Kosher salt has a bold flavor, a crunchy texture, and it melts evenly. This makes it the most versatile in the culinary world and the most popular among professional chefs. Kosher salt can be used for cooking, baking, finishing, and curing.

The next type of rock salt is Himalayan salt. Himalayan salt is taken from salt caves in Pakistan. It is pink in color and considered the healthiest of all the salts. This is because Himalayan salt contains 84 different minerals found in the human body. That makes this salt prized among health conscious people.

Himalayan salt has a crunchy texture, a slightly less bold taste than kosher salt, but still melts evenly. That makes it perfect for cooking, baking, or finishing, but not for curing.

Then we have the second type of salt – sea salt. Sea salt is extracted from evaporated sea salt water beds. Sea salt is lighter and flakier, making it more of a salt for cooking or finishing. 

Sea salt can also come in a number of different forms, including smoked.

It can be smoked in one of two ways – it can be set on an open fire for a couple of days or cold smoked, which is where you take the sea salt, put it in a barrel, and then you trap the smoke into the salt. This adds a smokiness and a woodsy flavor to the sea salt, depending on how much intensity of smoke you want. 

Sea salt can also be infused with different outside ingredients. It can be infused with sweet things like lemon rind, lime rind, or vanilla. Or you can also introduce chiles, habanero, or in the case of our Venom Salt, scorpion chiles. This will make a salt that is really packed with a lot of heat.

Sea salt can also be infused with different herbal notes like garlic or celery.

You can also add some exotic ingredients to your basic sea salt, like Porcini mushrooms, black or white truffle.

Espresso salt is great for putting on top of steaks or seafoods when you want a little bit of that coffee earthiness.

That brings us to the second type of sea salt – Hawaiian salt. Hawaiian salt is a sea salt from the Hawaiian Islands. It comes in two different varieties.

Hawaiian Black is sea salt that has been mixed with charcoal. It will take on a black color and have a slight smokiness. 

Hawaiian Red is mixed with clay, giving it a red color and slightly sweet flavor. Hawaiian salts are more briny then your traditional sea salt, making them a salt that's more at home for seafood.

That brings us to the caviar of sea salts, and that is called Fleur de Sel. Fleur de Sel is extracted off the coast of Brittany, Spain from May to September, and only under optimal weather conditions. Fleur de Sel is harvested in much smaller quantities, making it a rarer and more expensive salt.

It's extremely delicate in texture and delicate in flavor and more at home for sprinkling on top of vegetables or chocolates, truffles or caramels. And it is prized among French chefs for its topping ability.

Then we have Sel Gris. This is also called Celtic Salt. It's called Celtic Salt because it is extracted using traditional Celtic methods. That is, wooden rakes are used to pull the salt out of salt beds off the coast of France.

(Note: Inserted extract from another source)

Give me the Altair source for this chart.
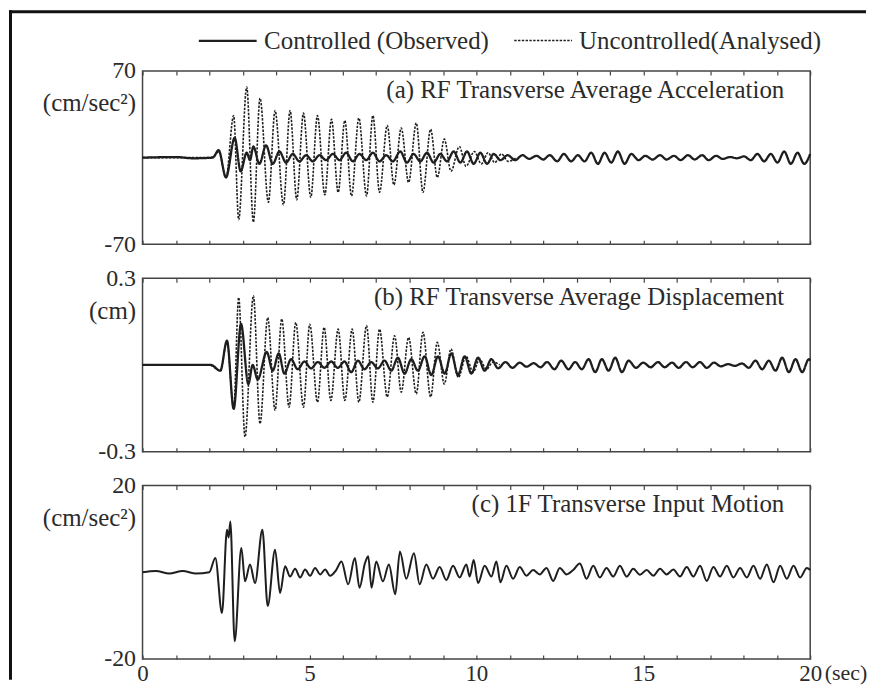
import altair as alt
import pandas as pd

# ---------------- data ----------------
SER_CTL = "Controlled (Observed)"
SER_UNC = "Uncontrolled(Analysed)"

# (a) RF transverse average acceleration (cm/sec^2)
t_a_unc = [0, 2.0, 2.15, 2.28, 2.50, 2.73, 2.88, 3.12, 3.32, 3.52, 3.77, 3.97, 4.22, 4.42, 4.62,
           4.82, 5.04, 5.24, 5.46, 5.66, 5.86, 6.06, 6.26, 6.48, 6.71, 6.90, 7.10, 7.33, 7.53,
           7.75, 7.97, 8.20, 8.40, 8.63, 8.83, 9.04, 9.24, 9.49, 9.69, 9.94, 10.15, 10.35,
           10.55, 10.75, 10.95, 11.2]
v_a_unc = [0, 0, 1, 5, -16, 34, -50, 57, -52, 48, -36, 38, -38, 38, -34,
           36, -32, 34, -30, 31, -28, 30, -31, 32, -31, 34, -28, 26, -22,
           24, -20, 28, -28, 23, -16, 15, -11, 9, -7, 5, -5, 4,
           -4, 3, -3, 0]

t_a_ctl = [0, 1.0, 1.5, 2.1, 2.28, 2.50, 2.76, 2.94, 3.12, 3.22, 3.32, 3.50, 3.70, 3.90, 4.10,
           4.30, 4.50, 4.70, 4.90, 5.10, 5.30, 5.50, 5.70, 5.90, 6.10, 6.30, 6.50, 6.70, 6.90,
           7.10, 7.30, 7.50, 7.72, 7.92, 8.12, 8.32, 8.52, 8.72, 8.92, 9.12, 9.32, 9.52, 9.72,
           9.92, 10.12, 10.32, 10.52, 10.72, 10.94, 11.16, 11.38, 11.58, 11.80, 12.00, 12.20,
           12.42, 12.62, 12.84, 13.04, 13.24, 13.44, 13.64, 13.84, 14.04, 14.24, 14.44, 14.64,
           14.86, 15.06, 15.28, 15.50, 15.70, 15.92, 16.12, 16.34, 16.54, 16.76, 16.96, 17.18,
           17.38, 17.60, 17.80, 18.02, 18.22, 18.42, 18.62, 18.82, 19.02, 19.22, 19.42, 19.62,
           19.82, 20.0]
v_a_ctl = [0, 0.5, -0.5, 0, 6, -16, 16, -11, 4, -2, 9, -5, 10, -5, 5,
           -4, 3, -3, 2, -3, 2, -2, 3, -2, 4, -3, 3, -2, 4,
           -3, 2, -3, 5, -4, 3, -3, 4, -4, 3, -3, 5, -4, 5,
           -5, 4, -5, 3, -2, 2, -2, 2, -1, 1.5, -1.5, 2,
           -3, 3, -3, 2, -3, 4, -5, 4, -4, 5, -5, 3,
           -2, 1.5, -1.5, 2, -1.5, 1.5, -2, 2, -1.5, 2, -2, 1.5,
           -1, 0.5, -0.5, 1, -2, 3, -3, 3, -4, 5, -5, 4,
           -5, 3]

# (b) RF transverse average displacement (cm)
t_b_unc = [0, 2.0, 2.33, 2.53, 2.73, 2.88, 3.07, 3.32, 3.52, 3.75, 3.97, 4.17, 4.39, 4.59, 4.82,
           5.01, 5.24, 5.44, 5.64, 5.86, 6.06, 6.28, 6.48, 6.71, 6.90, 7.10, 7.33, 7.55, 7.75,
           7.97, 8.20, 8.40, 8.63, 8.83, 9.04, 9.24, 9.46, 9.69, 9.90, 10.10, 10.30, 10.50, 10.70]
v_b_unc = [0, 0, -0.02, 0.08, -0.15, 0.233, -0.249, 0.239, -0.203, 0.164, -0.157, 0.159, -0.146,
           0.147, -0.146, 0.141, -0.129, 0.130, -0.123, 0.124, -0.123, 0.124, -0.129, 0.136,
           -0.129, 0.124, -0.111, 0.101, -0.094, 0.095, -0.100, 0.113, -0.111, 0.078, -0.066,
           0.055, -0.043, 0.030, -0.025, 0.020, -0.015, 0.010, 0]

t_b_ctl = [0, 2.05, 2.33, 2.53, 2.73, 2.95, 3.17, 3.30, 3.45, 3.72, 3.90, 4.08, 4.25, 4.45, 4.65,
           4.85, 5.05, 5.25, 5.45, 5.65, 5.85, 6.05, 6.25, 6.45, 6.65, 6.85, 7.05, 7.25, 7.45,
           7.65, 7.85, 8.05, 8.25, 8.45, 8.65, 8.85, 9.05, 9.25, 9.45, 9.65, 9.85, 10.05, 10.25,
           10.45, 10.65, 10.87, 11.08, 11.30, 11.50, 11.72, 11.92, 12.12, 12.34, 12.54, 12.76,
           12.96, 13.16, 13.36, 13.56, 13.76, 13.96, 14.16, 14.36, 14.56, 14.78, 15.00, 15.22,
           15.44, 15.64, 15.86, 16.06, 16.28, 16.48, 16.70, 16.90, 17.12, 17.32, 17.54, 17.74,
           17.96, 18.16, 18.36, 18.56, 18.76, 18.96, 19.16, 19.36, 19.56, 19.76, 19.96, 20.0]
v_b_ctl = [0, 0, -0.02, 0.084, -0.152, 0.142, -0.066, 0.0, -0.05, 0.045, -0.02, 0.04, -0.03,
           0.02, -0.015, 0.012, -0.012, 0.01, -0.01, 0.012, -0.01, 0.012, -0.025, 0.015,
           -0.015, 0.01, -0.012, 0.015, -0.02, 0.025, -0.03, 0.02, -0.02, 0.03, -0.035, 0.03,
           -0.03, 0.04, -0.035, 0.03, -0.03, 0.025, -0.02, 0.02, -0.012, 0.01, -0.01, 0.008,
           -0.006, 0.006, -0.008, 0.01, -0.015, 0.015, -0.015, 0.01, -0.015, 0.02, -0.025,
           0.02, -0.02, 0.025, -0.025, 0.015, -0.01, 0.008, -0.008, 0.01, -0.008, 0.008,
           -0.01, 0.01, -0.008, 0.01, -0.01, 0.008, -0.005, 0.003, -0.003, 0.005, -0.01,
           0.015, -0.015, 0.015, -0.02, 0.025, -0.025, 0.02, -0.025, 0.02, 0.015]

# (c) 1F transverse input motion (cm/sec^2)
t_c_ctl = [0, 0.4, 0.8, 1.2, 1.6, 2.0, 2.18, 2.38, 2.53, 2.58, 2.63, 2.76, 2.96, 3.07, 3.22,
           3.37, 3.59, 3.75, 3.97, 4.12, 4.27, 4.42, 4.57, 4.72, 4.87, 5.02, 5.17, 5.32, 5.47,
           5.62, 5.80, 5.96, 6.16, 6.36, 6.50, 6.66, 6.76, 6.86, 7.00, 7.20, 7.38, 7.57, 7.71,
           7.90, 8.13, 8.30, 8.50, 8.70, 8.90, 9.10, 9.30, 9.50, 9.70, 9.80, 9.92, 10.05, 10.25,
           10.45, 10.60, 10.72, 10.90, 11.10, 11.30, 11.50, 11.70, 11.90, 12.10, 12.30, 12.50,
           12.70, 12.90, 13.10, 13.30, 13.50, 13.70, 13.90, 14.10, 14.30, 14.50, 14.70, 14.90,
           15.10, 15.30, 15.50, 15.70, 15.90, 16.10, 16.30, 16.50, 16.70, 16.90, 17.10, 17.30,
           17.50, 17.70, 17.90, 18.10, 18.30, 18.50, 18.70, 18.90, 19.10, 19.30, 19.50, 19.70,
           19.90, 20.0]
v_c_ctl = [0, 0.3, -0.3, 0.3, -0.3, 0, 3.3, -9.4, 9.8, 8.0, 11.7, -15.9, 5.6, -2.1, 1.8,
           -2.5, 9.8, -7.8, 5.2, -4.8, 1.4, -1.0, 0.8, -1.2, 0.6, -0.8, 1.0, -0.5, 0.6,
           -0.8, 0.5, 2.5, -2.8, 3.3, -3.6, 2.0, 3.7, -3.6, 2.5, -2.1, 1.8, -5.1, 4.8,
           -1.5, 4.4, -2.8, 1.8, -1.5, 1.2, -1.8, 1.5, -1.2, 1.8, -1.0, 2.8, -2.5, 1.5,
           -1.0, 2.5, -2.3, 1.5, -1.5, 1.2, -0.8, 0.5, -0.5, 1.0, -2.0, 1.0,
           -0.5, 0.5, 2.0, -1.5, 1.5, -1.2, 1.0, -1.0, 1.5, -1.0, 0.8, -0.6,
           0.5, -0.8, 0.8, -0.5, 0.6, -1.0, 1.2, -1.0, 1.5, -2.0, 1.2, -1.0,
           1.5, -1.2, 1.0, -1.2, 1.5, -1.5, 1.8, -2.3, 1.5, -1.5, 1.5, -1.2,
           1.0, 0.5]

x_tick_values = list(range(0, 21))
panel_titles = ["(a) RF Transverse Average Acceleration",
                "(b) RF Transverse Average Displacement",
                "(c) 1F Transverse Input Motion"]
units = ["(cm/sec\u00b2)", "(cm)", "(cm/sec\u00b2)"]
y_limits = [70, 0.3, 20]

# ---------------- styling ----------------
W, H = 670, 174
FONT = "Liberation Serif"
TXT = "#2b2b2b"
LINE = "#1e1e1e"
FRAME = "#111111"


def long_df(parts):
    rows = []
    for name, ts, vs in parts:
        rows += [{"series": name, "t": t, "v": v} for t, v in zip(ts, vs)]
    return pd.DataFrame(rows)


x_scale = alt.Scale(domain=[0, 20], nice=False, zero=False)
dash_scale = alt.Scale(domain=[SER_CTL, SER_UNC], range=[[1, 0], [2.4, 1.4]])
width_scale = alt.Scale(domain=[SER_CTL, SER_UNC], range=[2.3, 1.6])


def bottom_axis(with_labels):
    kw = dict(values=x_tick_values, orient="bottom", offset=-4, tickSize=4, tickWidth=1.2,
              tickColor="#444", domain=False, grid=False, labels=with_labels)
    if with_labels:
        kw.update(labelExpr="datum.value % 5 == 0 ? datum.label : ''", labelFlush=False,
                  labelOverlap=False, labelFont=FONT, labelFontSize=23, labelColor=TXT,
                  labelPadding=4, title="(sec)", titleFont=FONT, titleFontSize=22,
                  titleFontWeight="normal", titleColor=TXT, titleAngle=0, titleAlign="left",
                  titleBaseline="top", titleX=684, titleY=8)
    else:
        kw.update(title=None)
    return alt.Axis(**kw)


top_axis = alt.Axis(values=x_tick_values, orient="top", offset=-4, tickSize=4, tickWidth=1.2,
                    tickColor="#444", domain=False, grid=False, labels=False, title=None)


def y_axis(lim, unit, fmt):
    return alt.Axis(values=[-lim, lim], format=fmt, ticks=False, domain=False, grid=False,
                    labelFont=FONT, labelFontSize=24, labelColor=TXT, labelPadding=7,
                    labelFlush=False, labelExpr="replace(datum.label, '\u2212', '-')",
                    title=unit, titleAngle=0, titleAlign="right", titleBaseline="middle",
                    titleX=-7, titleY=32, titleFont=FONT, titleFontSize=25,
                    titleFontWeight="normal", titleColor=TXT)


def panel(idx, df, fmt, legend=False, x_labels=False, frame=False):
    lim = y_limits[idx]
    y_scale = alt.Scale(domain=[-lim, lim], nice=False, zero=False)
    yax = y_axis(lim, units[idx], fmt)
    base = alt.Chart(df)
    if legend:
        leg = alt.Legend(orient="none", legendX=55, legendY=-61, direction="horizontal",
                         title=None, symbolType="stroke", symbolSize=3364, padding=0,
                         symbolStrokeColor=LINE, labelFont=FONT, labelFontSize=25,
                         labelColor=TXT, labelOffset=6, columnPadding=21, labelLimit=400)
    else:
        leg = None
    enc = dict(
        x=alt.X("t:Q", scale=x_scale, axis=bottom_axis(x_labels)),
        y=alt.Y("v:Q", scale=y_scale, axis=yax),
    )
    if df["series"].nunique() > 1:
        enc["strokeDash"] = alt.StrokeDash("series:N", scale=dash_scale, legend=leg)
        enc["strokeWidth"] = alt.StrokeWidth("series:N", scale=width_scale, legend=leg)
        lines = base.mark_line(interpolate="monotone", color=LINE).encode(**enc)
    else:
        lines = base.mark_line(interpolate="monotone", color=LINE, strokeWidth=2.0).encode(**enc)
    top_ticks = base.mark_line(opacity=0, strokeWidth=0).encode(
        x=alt.X("t:Q", scale=x_scale, axis=top_axis),
        y=alt.Y("v:Q", scale=y_scale, axis=yax),
    )
    title = alt.Chart(pd.DataFrame({"label": [panel_titles[idx]]})).mark_text(
        align="right", baseline="middle", font=FONT, fontSize=25, color=TXT
    ).encode(x=alt.value(W - 26), y=alt.value(19), text="label:N")
    layers = [lines, top_ticks, title]
    if frame:
        one = pd.DataFrame({"k": [0]})
        layers.append(alt.Chart(one).mark_rect(color=FRAME).encode(
            x=alt.value(-134), x2=alt.value(-131), y=alt.value(-61), y2=alt.value(611)))
        layers.append(alt.Chart(one).mark_rect(color=FRAME).encode(
            x=alt.value(-134), x2=alt.value(726), y=alt.value(-61), y2=alt.value(-58)))
    return alt.layer(*layers).resolve_axis(x="independent").properties(width=W, height=H)


df_a = long_df([(SER_UNC, t_a_unc, v_a_unc), (SER_CTL, t_a_ctl, v_a_ctl)])
df_b = long_df([(SER_UNC, t_b_unc, v_b_unc), (SER_CTL, t_b_ctl, v_b_ctl)])
df_c = long_df([(SER_CTL, t_c_ctl, v_c_ctl)])

pa = panel(0, df_a, "d", legend=True, frame=True)
pb = panel(1, df_b, ".1f")
pc = panel(2, df_c, "d", x_labels=True)

chart = alt.vconcat(pa, pb, pc, spacing=34, bounds="flush").properties(
    padding=0
).configure(background="white").configure_view(stroke="#444", strokeWidth=1.5)

chart.save("out.html", embed_options={"renderer": "svg", "actions": False})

It is grayer in color, hence the name, and wetter in its texture. It's a very briny salt that is really more at home in seafood.

To review, there are two types of salt. You have rock salt and you have sea salt. The next time you're shopping for salt, ask yourself a couple of questions. The first is "What am I going to be using the salt for?"

If you're baking, you're going to want to use a rock salt. Either Himalayan or kosher salt.

If you're curing, your option is kosher salt.

If you're cooking or finishing you can use any of these salts. You can add different texture or in this case, different flavors.